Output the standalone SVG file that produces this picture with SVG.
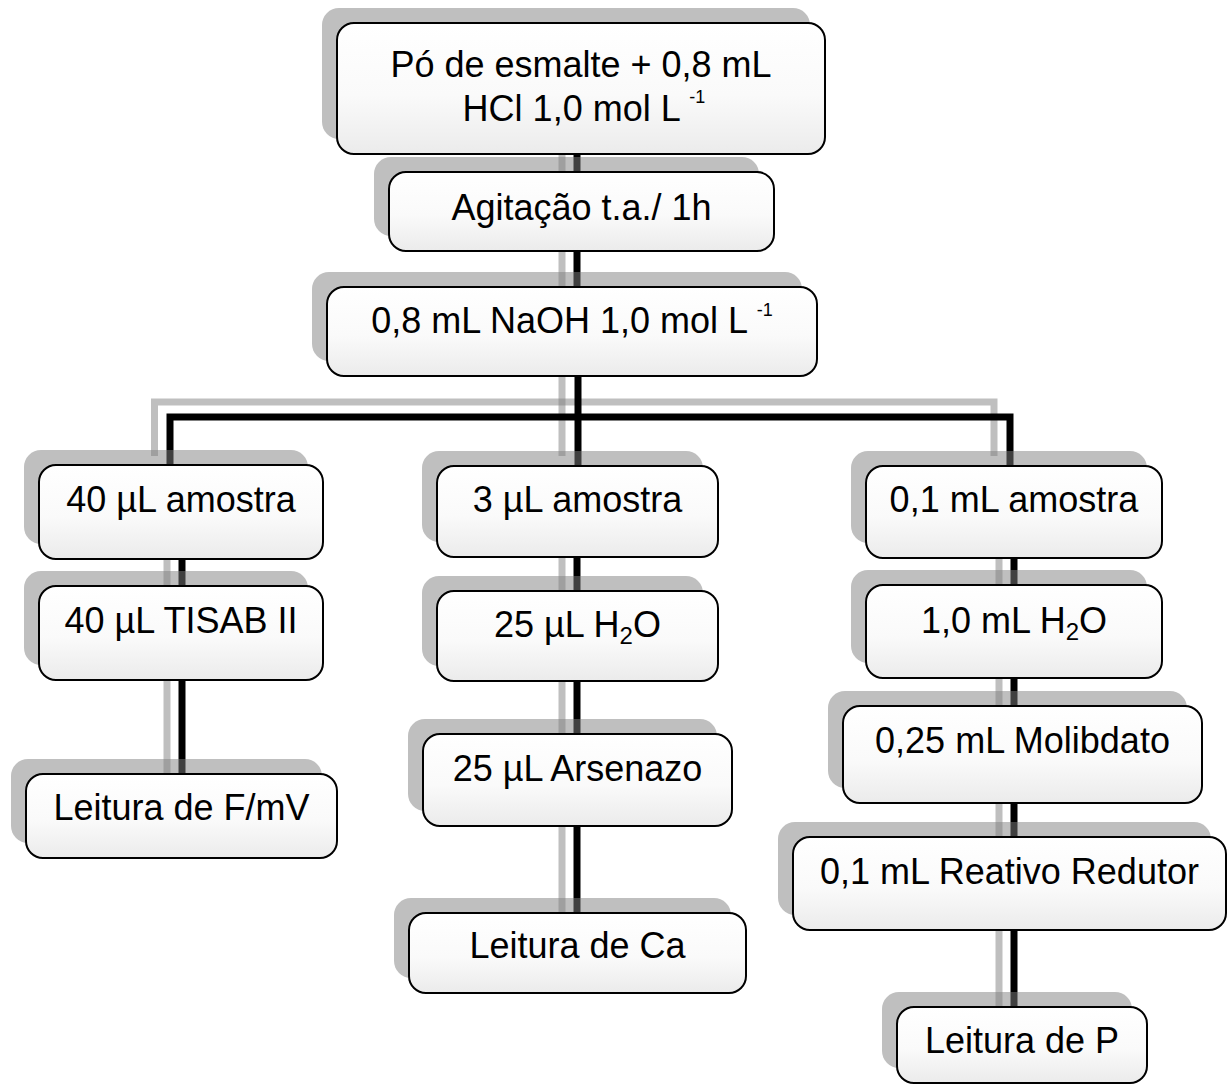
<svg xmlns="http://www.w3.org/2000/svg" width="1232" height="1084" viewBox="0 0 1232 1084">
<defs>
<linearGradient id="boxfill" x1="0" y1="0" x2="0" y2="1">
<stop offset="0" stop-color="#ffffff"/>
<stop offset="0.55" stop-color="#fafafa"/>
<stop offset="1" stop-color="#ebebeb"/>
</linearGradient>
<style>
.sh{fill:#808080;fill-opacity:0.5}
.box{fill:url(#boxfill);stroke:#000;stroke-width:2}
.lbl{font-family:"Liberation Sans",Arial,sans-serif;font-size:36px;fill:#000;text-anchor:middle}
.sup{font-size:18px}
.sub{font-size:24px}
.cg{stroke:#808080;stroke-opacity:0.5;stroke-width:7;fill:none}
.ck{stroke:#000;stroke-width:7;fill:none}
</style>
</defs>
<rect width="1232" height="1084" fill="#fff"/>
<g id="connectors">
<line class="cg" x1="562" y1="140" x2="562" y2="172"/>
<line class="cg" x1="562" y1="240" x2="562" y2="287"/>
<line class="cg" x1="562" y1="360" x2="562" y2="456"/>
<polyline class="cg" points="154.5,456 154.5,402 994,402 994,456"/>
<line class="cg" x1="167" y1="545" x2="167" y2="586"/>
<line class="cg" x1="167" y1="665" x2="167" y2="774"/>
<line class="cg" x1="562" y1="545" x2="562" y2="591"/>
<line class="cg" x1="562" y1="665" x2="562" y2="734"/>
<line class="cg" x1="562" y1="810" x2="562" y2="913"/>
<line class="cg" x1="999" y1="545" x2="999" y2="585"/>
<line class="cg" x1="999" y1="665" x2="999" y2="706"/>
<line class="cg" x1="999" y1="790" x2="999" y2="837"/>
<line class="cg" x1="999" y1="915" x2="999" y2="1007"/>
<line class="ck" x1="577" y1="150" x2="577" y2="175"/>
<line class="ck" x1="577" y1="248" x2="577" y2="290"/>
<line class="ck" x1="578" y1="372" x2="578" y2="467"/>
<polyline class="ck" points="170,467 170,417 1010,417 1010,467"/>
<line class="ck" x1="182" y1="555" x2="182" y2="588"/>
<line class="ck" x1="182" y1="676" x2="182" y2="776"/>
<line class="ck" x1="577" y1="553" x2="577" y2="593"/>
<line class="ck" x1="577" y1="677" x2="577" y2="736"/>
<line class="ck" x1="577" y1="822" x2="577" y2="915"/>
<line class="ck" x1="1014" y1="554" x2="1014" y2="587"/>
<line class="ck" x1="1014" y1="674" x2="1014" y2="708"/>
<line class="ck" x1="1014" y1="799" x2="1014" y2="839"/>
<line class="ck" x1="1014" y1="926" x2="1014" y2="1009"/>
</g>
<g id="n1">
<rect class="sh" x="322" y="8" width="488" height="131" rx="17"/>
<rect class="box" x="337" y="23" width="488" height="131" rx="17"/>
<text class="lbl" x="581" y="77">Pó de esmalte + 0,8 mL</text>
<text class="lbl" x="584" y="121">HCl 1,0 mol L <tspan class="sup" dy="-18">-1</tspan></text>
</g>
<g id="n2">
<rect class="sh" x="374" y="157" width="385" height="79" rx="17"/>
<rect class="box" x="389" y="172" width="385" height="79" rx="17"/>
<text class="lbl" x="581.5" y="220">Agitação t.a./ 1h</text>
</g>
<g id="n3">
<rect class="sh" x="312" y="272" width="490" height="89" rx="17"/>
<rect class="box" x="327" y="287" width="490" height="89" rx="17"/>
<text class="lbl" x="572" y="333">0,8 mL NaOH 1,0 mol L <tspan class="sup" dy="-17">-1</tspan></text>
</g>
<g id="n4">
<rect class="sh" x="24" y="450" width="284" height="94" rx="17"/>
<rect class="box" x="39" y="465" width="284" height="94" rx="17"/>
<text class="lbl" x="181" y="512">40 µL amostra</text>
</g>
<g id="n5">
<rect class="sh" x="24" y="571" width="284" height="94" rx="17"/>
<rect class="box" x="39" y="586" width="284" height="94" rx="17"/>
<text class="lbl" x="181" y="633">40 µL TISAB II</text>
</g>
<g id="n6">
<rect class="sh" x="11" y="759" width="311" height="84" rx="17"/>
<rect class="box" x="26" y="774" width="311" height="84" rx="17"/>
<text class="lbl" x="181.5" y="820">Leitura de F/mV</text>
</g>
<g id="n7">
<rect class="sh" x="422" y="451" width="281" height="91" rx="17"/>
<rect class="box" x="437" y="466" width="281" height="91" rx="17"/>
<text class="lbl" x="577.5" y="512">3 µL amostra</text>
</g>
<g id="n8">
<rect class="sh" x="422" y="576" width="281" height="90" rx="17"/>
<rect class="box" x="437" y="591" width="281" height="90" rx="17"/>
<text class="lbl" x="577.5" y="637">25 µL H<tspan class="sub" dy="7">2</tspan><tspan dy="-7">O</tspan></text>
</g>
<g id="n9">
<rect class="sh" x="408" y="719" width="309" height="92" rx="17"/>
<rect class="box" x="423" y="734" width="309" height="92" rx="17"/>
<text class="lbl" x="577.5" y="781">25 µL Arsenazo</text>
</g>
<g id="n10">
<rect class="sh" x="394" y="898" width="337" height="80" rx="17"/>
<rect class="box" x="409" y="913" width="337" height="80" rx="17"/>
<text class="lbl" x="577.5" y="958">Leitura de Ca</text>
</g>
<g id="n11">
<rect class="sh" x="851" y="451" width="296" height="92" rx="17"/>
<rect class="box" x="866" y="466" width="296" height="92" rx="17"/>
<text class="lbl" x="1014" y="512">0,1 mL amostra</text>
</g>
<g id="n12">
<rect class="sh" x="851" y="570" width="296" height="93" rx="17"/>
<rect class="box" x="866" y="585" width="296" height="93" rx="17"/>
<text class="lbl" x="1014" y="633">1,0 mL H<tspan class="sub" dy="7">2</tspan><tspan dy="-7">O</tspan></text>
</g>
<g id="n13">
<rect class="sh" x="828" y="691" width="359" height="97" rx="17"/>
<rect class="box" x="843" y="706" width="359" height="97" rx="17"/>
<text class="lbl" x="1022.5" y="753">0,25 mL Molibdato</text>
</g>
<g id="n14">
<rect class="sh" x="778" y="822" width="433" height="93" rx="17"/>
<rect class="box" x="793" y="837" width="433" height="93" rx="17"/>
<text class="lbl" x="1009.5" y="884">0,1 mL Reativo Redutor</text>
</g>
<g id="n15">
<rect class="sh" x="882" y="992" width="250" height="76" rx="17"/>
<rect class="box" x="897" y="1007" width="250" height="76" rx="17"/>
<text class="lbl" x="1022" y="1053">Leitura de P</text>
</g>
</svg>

━━━━━━━━━━━━━━━━━━━━━━━━━━━━━━

### WHAT YOU WILL DO
The material above holds pictures; copy everything else in it exactly.

### COMPLETE ANSWER
Output the standalone SVG file that produces this picture with SVG.
<svg xmlns="http://www.w3.org/2000/svg" width="1232" height="1084" viewBox="0 0 1232 1084">
<defs>
<linearGradient id="boxfill" x1="0" y1="0" x2="0" y2="1">
<stop offset="0" stop-color="#ffffff"/>
<stop offset="0.55" stop-color="#fafafa"/>
<stop offset="1" stop-color="#ebebeb"/>
</linearGradient>
<style>
.sh{fill:#808080;fill-opacity:0.5}
.box{fill:url(#boxfill);stroke:#000;stroke-width:2}
.lbl{font-family:"Liberation Sans",Arial,sans-serif;font-size:36px;fill:#000;text-anchor:middle}
.sup{font-size:18px}
.sub{font-size:24px}
.cg{stroke:#808080;stroke-opacity:0.5;stroke-width:7;fill:none}
.ck{stroke:#000;stroke-width:7;fill:none}
</style>
</defs>
<rect width="1232" height="1084" fill="#fff"/>
<g id="connectors">
<line class="cg" x1="562" y1="140" x2="562" y2="172"/>
<line class="cg" x1="562" y1="240" x2="562" y2="287"/>
<line class="cg" x1="562" y1="360" x2="562" y2="456"/>
<polyline class="cg" points="154.5,456 154.5,402 994,402 994,456"/>
<line class="cg" x1="167" y1="545" x2="167" y2="586"/>
<line class="cg" x1="167" y1="665" x2="167" y2="774"/>
<line class="cg" x1="562" y1="545" x2="562" y2="591"/>
<line class="cg" x1="562" y1="665" x2="562" y2="734"/>
<line class="cg" x1="562" y1="810" x2="562" y2="913"/>
<line class="cg" x1="999" y1="545" x2="999" y2="585"/>
<line class="cg" x1="999" y1="665" x2="999" y2="706"/>
<line class="cg" x1="999" y1="790" x2="999" y2="837"/>
<line class="cg" x1="999" y1="915" x2="999" y2="1007"/>
<line class="ck" x1="577" y1="150" x2="577" y2="175"/>
<line class="ck" x1="577" y1="248" x2="577" y2="290"/>
<line class="ck" x1="578" y1="372" x2="578" y2="467"/>
<polyline class="ck" points="170,467 170,417 1010,417 1010,467"/>
<line class="ck" x1="182" y1="555" x2="182" y2="588"/>
<line class="ck" x1="182" y1="676" x2="182" y2="776"/>
<line class="ck" x1="577" y1="553" x2="577" y2="593"/>
<line class="ck" x1="577" y1="677" x2="577" y2="736"/>
<line class="ck" x1="577" y1="822" x2="577" y2="915"/>
<line class="ck" x1="1014" y1="554" x2="1014" y2="587"/>
<line class="ck" x1="1014" y1="674" x2="1014" y2="708"/>
<line class="ck" x1="1014" y1="799" x2="1014" y2="839"/>
<line class="ck" x1="1014" y1="926" x2="1014" y2="1009"/>
</g>
<g id="n1">
<rect class="sh" x="322" y="8" width="488" height="131" rx="17"/>
<rect class="box" x="337" y="23" width="488" height="131" rx="17"/>
<text class="lbl" x="581" y="77">Pó de esmalte + 0,8 mL</text>
<text class="lbl" x="584" y="121">HCl 1,0 mol L <tspan class="sup" dy="-18">-1</tspan></text>
</g>
<g id="n2">
<rect class="sh" x="374" y="157" width="385" height="79" rx="17"/>
<rect class="box" x="389" y="172" width="385" height="79" rx="17"/>
<text class="lbl" x="581.5" y="220">Agitação t.a./ 1h</text>
</g>
<g id="n3">
<rect class="sh" x="312" y="272" width="490" height="89" rx="17"/>
<rect class="box" x="327" y="287" width="490" height="89" rx="17"/>
<text class="lbl" x="572" y="333">0,8 mL NaOH 1,0 mol L <tspan class="sup" dy="-17">-1</tspan></text>
</g>
<g id="n4">
<rect class="sh" x="24" y="450" width="284" height="94" rx="17"/>
<rect class="box" x="39" y="465" width="284" height="94" rx="17"/>
<text class="lbl" x="181" y="512">40 µL amostra</text>
</g>
<g id="n5">
<rect class="sh" x="24" y="571" width="284" height="94" rx="17"/>
<rect class="box" x="39" y="586" width="284" height="94" rx="17"/>
<text class="lbl" x="181" y="633">40 µL TISAB II</text>
</g>
<g id="n6">
<rect class="sh" x="11" y="759" width="311" height="84" rx="17"/>
<rect class="box" x="26" y="774" width="311" height="84" rx="17"/>
<text class="lbl" x="181.5" y="820">Leitura de F/mV</text>
</g>
<g id="n7">
<rect class="sh" x="422" y="451" width="281" height="91" rx="17"/>
<rect class="box" x="437" y="466" width="281" height="91" rx="17"/>
<text class="lbl" x="577.5" y="512">3 µL amostra</text>
</g>
<g id="n8">
<rect class="sh" x="422" y="576" width="281" height="90" rx="17"/>
<rect class="box" x="437" y="591" width="281" height="90" rx="17"/>
<text class="lbl" x="577.5" y="637">25 µL H<tspan class="sub" dy="7">2</tspan><tspan dy="-7">O</tspan></text>
</g>
<g id="n9">
<rect class="sh" x="408" y="719" width="309" height="92" rx="17"/>
<rect class="box" x="423" y="734" width="309" height="92" rx="17"/>
<text class="lbl" x="577.5" y="781">25 µL Arsenazo</text>
</g>
<g id="n10">
<rect class="sh" x="394" y="898" width="337" height="80" rx="17"/>
<rect class="box" x="409" y="913" width="337" height="80" rx="17"/>
<text class="lbl" x="577.5" y="958">Leitura de Ca</text>
</g>
<g id="n11">
<rect class="sh" x="851" y="451" width="296" height="92" rx="17"/>
<rect class="box" x="866" y="466" width="296" height="92" rx="17"/>
<text class="lbl" x="1014" y="512">0,1 mL amostra</text>
</g>
<g id="n12">
<rect class="sh" x="851" y="570" width="296" height="93" rx="17"/>
<rect class="box" x="866" y="585" width="296" height="93" rx="17"/>
<text class="lbl" x="1014" y="633">1,0 mL H<tspan class="sub" dy="7">2</tspan><tspan dy="-7">O</tspan></text>
</g>
<g id="n13">
<rect class="sh" x="828" y="691" width="359" height="97" rx="17"/>
<rect class="box" x="843" y="706" width="359" height="97" rx="17"/>
<text class="lbl" x="1022.5" y="753">0,25 mL Molibdato</text>
</g>
<g id="n14">
<rect class="sh" x="778" y="822" width="433" height="93" rx="17"/>
<rect class="box" x="793" y="837" width="433" height="93" rx="17"/>
<text class="lbl" x="1009.5" y="884">0,1 mL Reativo Redutor</text>
</g>
<g id="n15">
<rect class="sh" x="882" y="992" width="250" height="76" rx="17"/>
<rect class="box" x="897" y="1007" width="250" height="76" rx="17"/>
<text class="lbl" x="1022" y="1053">Leitura de P</text>
</g>
</svg>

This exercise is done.